Some mistake was made unless I am truly a freak of nature. I awake to find myself trapped in a coffin – my coffin, no doubt. At least I assume I was not buried in somebody else’s. Clearly I wasn’t dead when I was buried. My recollection is cloudy due to the traumatizing effect of being cooped up in this small but thankfully unshrinking rectangular boxed space for God knows how long. I don’t recall having been ill or having suffered any fatal accident. I don’t imagine I would have taken my own life either. Nor can I have been murdered, for I have no enemies as such. I know it is possible to misdiagnose clinical death, but that is exceptionally rare. So – unless I have risen from the dead in a manner not envisaged by the authors of the four gospels - I have surely to conclude that I am confined as a result of some grotesque conspiracy perpetrated against me.

A Nice Class of Person

Arrogance is regarded with the greatest suspicion and contempt nowadays. It is considered the mark of a Fascist Dictator to manifest such a quality among people en masse. And yet it is completely misunderstood by all those who affect such hysteria concerning it. At one time arrogance was considered a sort of virtue, a mark of a person who was able to speak with authority on almost anything. Arrogant persons were looked up to by their more humble counterparts as being worthy of high regard and personal emulation. Arrogant persons ARROGATED to themselves the authority to pronounce on subjects by virtue of their superior intellect and erudition. They were not pompous - on the contrary, they scintillated with wit and sailed with the wind of their fearless pride. Everybody should have the chance of being arrogant, but unfortunately nobody is educated to become arrogant today – quite the reverse.
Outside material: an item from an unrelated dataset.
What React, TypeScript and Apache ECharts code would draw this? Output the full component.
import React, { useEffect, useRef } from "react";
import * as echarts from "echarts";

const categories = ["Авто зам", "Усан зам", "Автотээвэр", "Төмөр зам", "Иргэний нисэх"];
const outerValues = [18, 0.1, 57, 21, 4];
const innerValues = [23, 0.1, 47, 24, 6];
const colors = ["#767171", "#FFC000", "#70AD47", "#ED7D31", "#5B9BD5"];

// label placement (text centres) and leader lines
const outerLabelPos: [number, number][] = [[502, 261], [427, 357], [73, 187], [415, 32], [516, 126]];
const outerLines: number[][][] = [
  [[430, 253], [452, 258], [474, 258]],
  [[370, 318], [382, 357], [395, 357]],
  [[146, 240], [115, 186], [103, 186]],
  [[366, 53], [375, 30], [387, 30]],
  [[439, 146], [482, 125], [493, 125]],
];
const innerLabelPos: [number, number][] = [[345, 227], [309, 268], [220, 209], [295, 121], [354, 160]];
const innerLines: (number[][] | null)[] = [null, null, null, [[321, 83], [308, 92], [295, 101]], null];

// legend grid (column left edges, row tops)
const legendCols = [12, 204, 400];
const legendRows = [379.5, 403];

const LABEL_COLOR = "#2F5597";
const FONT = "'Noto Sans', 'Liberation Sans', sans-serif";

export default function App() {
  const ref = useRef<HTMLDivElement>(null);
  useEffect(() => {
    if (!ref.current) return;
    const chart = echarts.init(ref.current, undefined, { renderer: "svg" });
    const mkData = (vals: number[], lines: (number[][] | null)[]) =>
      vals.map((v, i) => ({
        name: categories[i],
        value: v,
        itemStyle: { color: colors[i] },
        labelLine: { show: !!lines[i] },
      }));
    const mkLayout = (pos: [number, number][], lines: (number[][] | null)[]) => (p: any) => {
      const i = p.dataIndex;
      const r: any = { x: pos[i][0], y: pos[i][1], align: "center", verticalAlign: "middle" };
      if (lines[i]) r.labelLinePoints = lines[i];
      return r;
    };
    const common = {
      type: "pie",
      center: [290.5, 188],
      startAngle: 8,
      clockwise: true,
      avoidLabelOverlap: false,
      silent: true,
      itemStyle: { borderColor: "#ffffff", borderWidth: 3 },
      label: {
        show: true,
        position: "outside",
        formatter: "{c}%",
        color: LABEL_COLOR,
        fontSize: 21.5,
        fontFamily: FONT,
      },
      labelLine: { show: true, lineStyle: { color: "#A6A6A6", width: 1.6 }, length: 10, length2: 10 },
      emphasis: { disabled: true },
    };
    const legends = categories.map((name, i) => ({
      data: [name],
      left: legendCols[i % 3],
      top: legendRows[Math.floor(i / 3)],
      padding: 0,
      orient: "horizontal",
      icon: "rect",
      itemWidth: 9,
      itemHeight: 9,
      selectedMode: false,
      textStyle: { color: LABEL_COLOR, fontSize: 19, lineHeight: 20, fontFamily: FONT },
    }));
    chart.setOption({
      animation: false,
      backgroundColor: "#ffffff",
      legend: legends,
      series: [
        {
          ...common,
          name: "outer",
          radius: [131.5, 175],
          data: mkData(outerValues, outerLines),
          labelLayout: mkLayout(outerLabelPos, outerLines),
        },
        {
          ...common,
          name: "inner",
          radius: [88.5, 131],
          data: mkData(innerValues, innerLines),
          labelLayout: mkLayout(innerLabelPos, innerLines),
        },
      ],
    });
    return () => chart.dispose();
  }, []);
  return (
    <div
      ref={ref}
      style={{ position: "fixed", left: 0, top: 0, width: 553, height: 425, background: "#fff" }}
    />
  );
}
I find this state of affairs increasingly intolerable, as if one has to keep silent for fear of breaking other people’s ear-drums with the frequency of one’s voice. Thus I have withdrawn into my tower without the ivory, my crumbling plaster garret – there to nurture and nourish my visions and diatribes, far away from the crude rejoinders of an over-populated Sartrean Hell.  

The Print Psychopath

Print was no longer an array of written words conveyed in some shape assimilable by the mind-categories of habitual reading. Print was a trace-signature embedded in phenomenal surfaces, snaking its passage through the elements bequeathing a trail of phantom-stigmata like ciphers of unknowable provenance. Words had become with him the marks left behind on the body of matter by energies moving it toward their own releasement into something else lying forever beyond it.

The Censor’s Ordeal

The Projector casts its final play of light and shadow on the sordid undercarriage of civilization as a room reveals itself entirely bare save for a bed on which a man and woman are indulging in what appears to be the most innocuous of all natural acts, a statement of simplicity itself, in which the mind alone supplies the significance and the dirt. Gradually the normal human features of the sexual pair undergo a subtle metamorphosis into satyr-like streaks of bestiality. Kirlean auras dislodge and dance above their heads like pseudopods or ectoplasmic sheets in a slick of soul-spillage. Their bodies twitch and heave with feline elasticity – glistening with gauze-like sweat, sprouting electrified hair. Their sounds acquire an animal urgency, erupting like pumice-daggers from volcanic bellies. The coital congress is neither purely natural, nor purely unnatural, a disturbing paradox for our friend. Beast, Man and God form a perplexing Trinity in which every species slithers in and out of its skin in realms where the secular-religious divide has long been synthesized and superceded. All the Ages of Man have been crunched up into one, like Einstein’s train crashing the barrier in a scrambled fugue of space-time. Censor that, if you can!